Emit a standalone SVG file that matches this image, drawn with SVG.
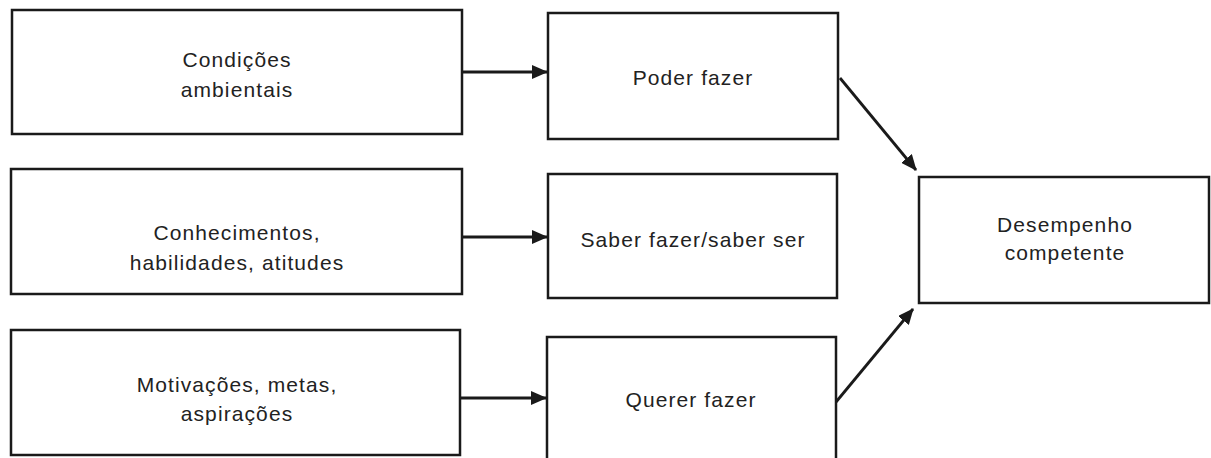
<svg xmlns="http://www.w3.org/2000/svg" width="1211" height="458" viewBox="0 0 1211 458">
<style>
.box{fill:#fff;stroke:#1a1a1a;stroke-width:2.5}
.lbl{font-family:"Liberation Sans",Arial,sans-serif;font-size:21px;letter-spacing:1.1px;fill:#222;text-anchor:middle}
.edge{stroke:#1a1a1a;stroke-width:2.8;fill:none;marker-end:url(#ah)}
</style>
<defs>
<marker id="ah" markerWidth="16" markerHeight="14" refX="15" refY="7" orient="auto" markerUnits="userSpaceOnUse">
<path d="M0,0 L16,7 L0,14 Z" fill="#1a1a1a"/>
</marker>
</defs>
<rect width="1211" height="458" fill="#fff"/>
<g id="n-condicoes"><rect class="box" x="12" y="10" width="450" height="124"/><text class="lbl" x="237" y="67">Condições</text><text class="lbl" x="237" y="97">ambientais</text></g>
<g id="n-conhecimentos"><rect class="box" x="11" y="169" width="451" height="125"/><text class="lbl" x="237" y="240">Conhecimentos,</text><text class="lbl" x="237" y="270">habilidades, atitudes</text></g>
<g id="n-motivacoes"><rect class="box" x="11" y="330" width="449" height="125"/><text class="lbl" x="237" y="392">Motivações, metas,</text><text class="lbl" x="237" y="421">aspirações</text></g>
<g id="n-poder"><rect class="box" x="548" y="13" width="290" height="126"/><text class="lbl" x="693" y="85">Poder fazer</text></g>
<g id="n-saber"><rect class="box" x="548" y="174" width="289" height="124"/><text class="lbl" x="693" y="247">Saber fazer/saber ser</text></g>
<g id="n-querer"><rect class="box" x="547" y="337" width="289" height="130"/><text class="lbl" x="691" y="407">Querer fazer</text></g>
<g id="n-desempenho"><rect class="box" x="919" y="177" width="290" height="126"/><text class="lbl" x="1065" y="232">Desempenho</text><text class="lbl" x="1065" y="260">competente</text></g>
<g id="connectors">
<line class="edge" x1="462" y1="72" x2="547" y2="72"/>
<line class="edge" x1="462" y1="237" x2="547" y2="237"/>
<line class="edge" x1="460" y1="398" x2="546" y2="398"/>
<line class="edge" x1="840" y1="78" x2="916" y2="170"/>
<line class="edge" x1="836" y1="402" x2="913" y2="309"/>
</g>
</svg>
----
_Brief_. Copy out all the data without changing anything, and drop the pictures.

_Written solution_.
Emit a standalone SVG file that matches this image, drawn with SVG.
<svg xmlns="http://www.w3.org/2000/svg" width="1211" height="458" viewBox="0 0 1211 458">
<style>
.box{fill:#fff;stroke:#1a1a1a;stroke-width:2.5}
.lbl{font-family:"Liberation Sans",Arial,sans-serif;font-size:21px;letter-spacing:1.1px;fill:#222;text-anchor:middle}
.edge{stroke:#1a1a1a;stroke-width:2.8;fill:none;marker-end:url(#ah)}
</style>
<defs>
<marker id="ah" markerWidth="16" markerHeight="14" refX="15" refY="7" orient="auto" markerUnits="userSpaceOnUse">
<path d="M0,0 L16,7 L0,14 Z" fill="#1a1a1a"/>
</marker>
</defs>
<rect width="1211" height="458" fill="#fff"/>
<g id="n-condicoes"><rect class="box" x="12" y="10" width="450" height="124"/><text class="lbl" x="237" y="67">Condições</text><text class="lbl" x="237" y="97">ambientais</text></g>
<g id="n-conhecimentos"><rect class="box" x="11" y="169" width="451" height="125"/><text class="lbl" x="237" y="240">Conhecimentos,</text><text class="lbl" x="237" y="270">habilidades, atitudes</text></g>
<g id="n-motivacoes"><rect class="box" x="11" y="330" width="449" height="125"/><text class="lbl" x="237" y="392">Motivações, metas,</text><text class="lbl" x="237" y="421">aspirações</text></g>
<g id="n-poder"><rect class="box" x="548" y="13" width="290" height="126"/><text class="lbl" x="693" y="85">Poder fazer</text></g>
<g id="n-saber"><rect class="box" x="548" y="174" width="289" height="124"/><text class="lbl" x="693" y="247">Saber fazer/saber ser</text></g>
<g id="n-querer"><rect class="box" x="547" y="337" width="289" height="130"/><text class="lbl" x="691" y="407">Querer fazer</text></g>
<g id="n-desempenho"><rect class="box" x="919" y="177" width="290" height="126"/><text class="lbl" x="1065" y="232">Desempenho</text><text class="lbl" x="1065" y="260">competente</text></g>
<g id="connectors">
<line class="edge" x1="462" y1="72" x2="547" y2="72"/>
<line class="edge" x1="462" y1="237" x2="547" y2="237"/>
<line class="edge" x1="460" y1="398" x2="546" y2="398"/>
<line class="edge" x1="840" y1="78" x2="916" y2="170"/>
<line class="edge" x1="836" y1="402" x2="913" y2="309"/>
</g>
</svg>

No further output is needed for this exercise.